It’s been a breakout year for black filmmaking with the Oscar’s Best Picture winner, Moonlight, paving the way for stories centred on black masculinity. Both a critical and commercial success, the film brilliantly explores how one’s environment and experiences can shape who that person becomes. On top of that, the Oscars made history this year with the most black winners ever.
In a similar vein, South African director and writer Charlie Vundla’s impressive new film ‘The Tribe’ serves as an affirmation that there is space for good storytelling of black men’s lives too. Vundla has created well-developed and nuanced characters who are both intellectually enlightening as well as entertaining.
‘The Tribe’ examines the complexities of a troubled marriage. It’s a tale about a young university professor named Smanga (Vundla) who is saved from self-destruction by a former school friend, and begins a journey to rescue his house, his marriage and his life. The film releases on 17 March 2017.

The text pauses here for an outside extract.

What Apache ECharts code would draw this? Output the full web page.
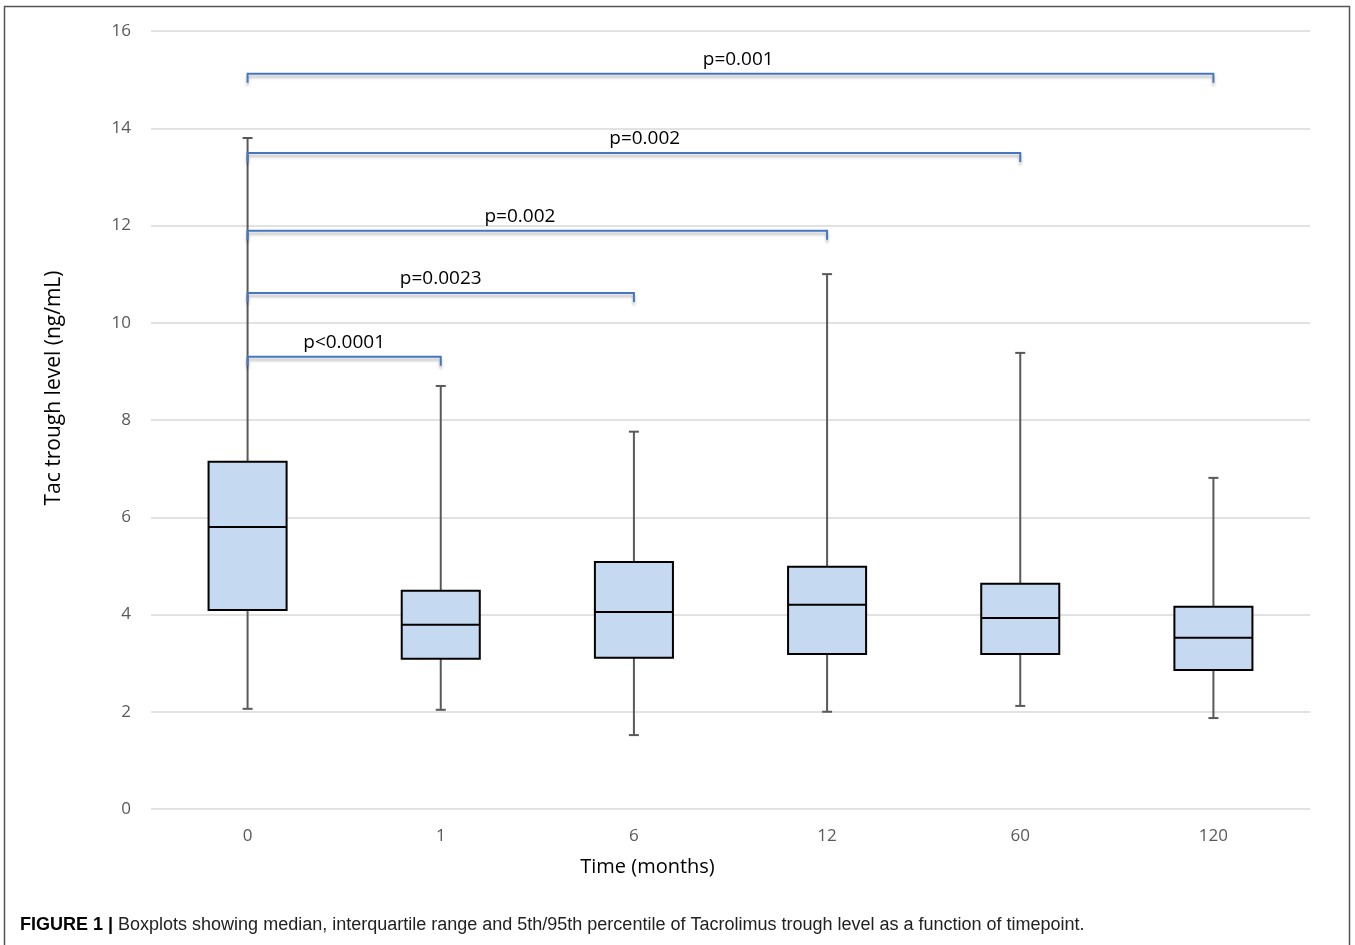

Also starring in the much-anticipated film is actress and producer Terry Pheto, who plays the role of Smanga’s disheartened wife Laura. It is the second time that the two celebrities are teaming up on the big screen, following How to Steal 2 Million, an action film written and directed by Vundla and starring Pheto, which was released in 2011, to commercial and critical acclaim.

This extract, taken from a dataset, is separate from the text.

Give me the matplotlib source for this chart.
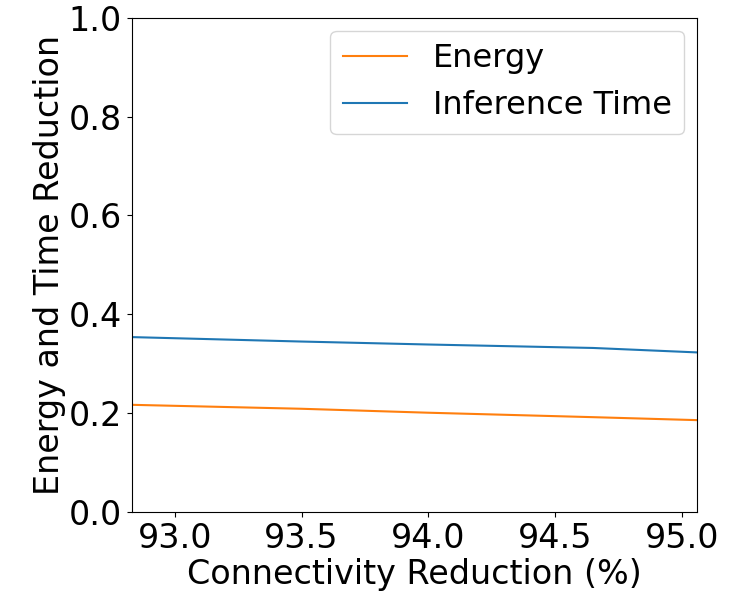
import matplotlib
matplotlib.use('Agg')
import matplotlib.pyplot as plt

conn_reduction = [92.83, 93.5, 94.0, 94.65, 95.06]
energy = [0.217, 0.209, 0.201, 0.192, 0.186]
inference_time = [0.354, 0.345, 0.339, 0.332, 0.323]

fig = plt.figure(figsize=(7.48, 5.92), dpi=100)
ax = fig.add_axes([0.176, 0.135, 0.756, 0.835])
ax.plot(conn_reduction, energy, color='tab:orange', label='Energy')
ax.plot(conn_reduction, inference_time, color='tab:blue', label='Inference Time')
ax.set_xlim(conn_reduction[0], conn_reduction[-1])
ax.set_ylim(0, 1.0)
ax.set_xticks([93.0, 93.5, 94.0, 94.5, 95.0])
ax.tick_params(labelsize=24)
ax.set_xlabel('Connectivity Reduction (%)', fontsize=24, labelpad=2)
ax.set_ylabel('Energy and Time Reduction', fontsize=24, labelpad=2)
ax.legend(fontsize=23, loc='upper right', borderaxespad=0.4)
fig.savefig('out.png')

Pheto, who made her acting debut in 2005 in the multi award-winning Tsotsi, takes on the role of a beautiful but troubled woman. Having often relied on her looks to get through life, she has complex self-worth issues. She married Smanga because he was the first to see that beyond her looks, she is an intelligent woman. Coupled with her lingering depression, Smanga’s discovery that he is infertile leads Laura to betray him. An academic genius, he is broken by her behaviour and he sinks into alcoholic oblivion.
In the role of Smanga’s old friend Jon, a golden boy with the gift of the gab, is Louis Roux. Jon has always been able to talk his way out of anything. A life coach by profession, he uses his looks and charm to wheedle himself into people’s lives. Shortly after Jon moves in with Smanga, Laura returns and thus begins a unique living experiment.
“In the modern world, where every middle-class child is told from day one that they’re special, can do anything and have everything, what happens when that child grows up and realises the painful truth that his parents lied?” Vundla asks.
“I wanted to dig below the surface to find the failures inherent in middle-class entitlement,” he adds. ‘The Tribe’ is a realistic, character-driven story that examines what it is to be human through the universal struggle to survive when things don’t simply go our way, and we are forced to accept imperfections in ourselves and those around us.”
The film has screened at several festivals, including Toronto International Film Festival, Chicago International Film Festival, Africa International Film Festival (Best Actor award: Charlie Vundla), Pan African Film Festival Los Angeles, Atlanta Film Festival, New York African Film Festival, Sydney Film Festival, and Raindance Film Festival in the UK.
The Tribe is produced by House Rising Pictures and Siascope, in association with the Department of Trade and Industry (DTI).
It is distributed in South Africa by Indigenous Film Distribution.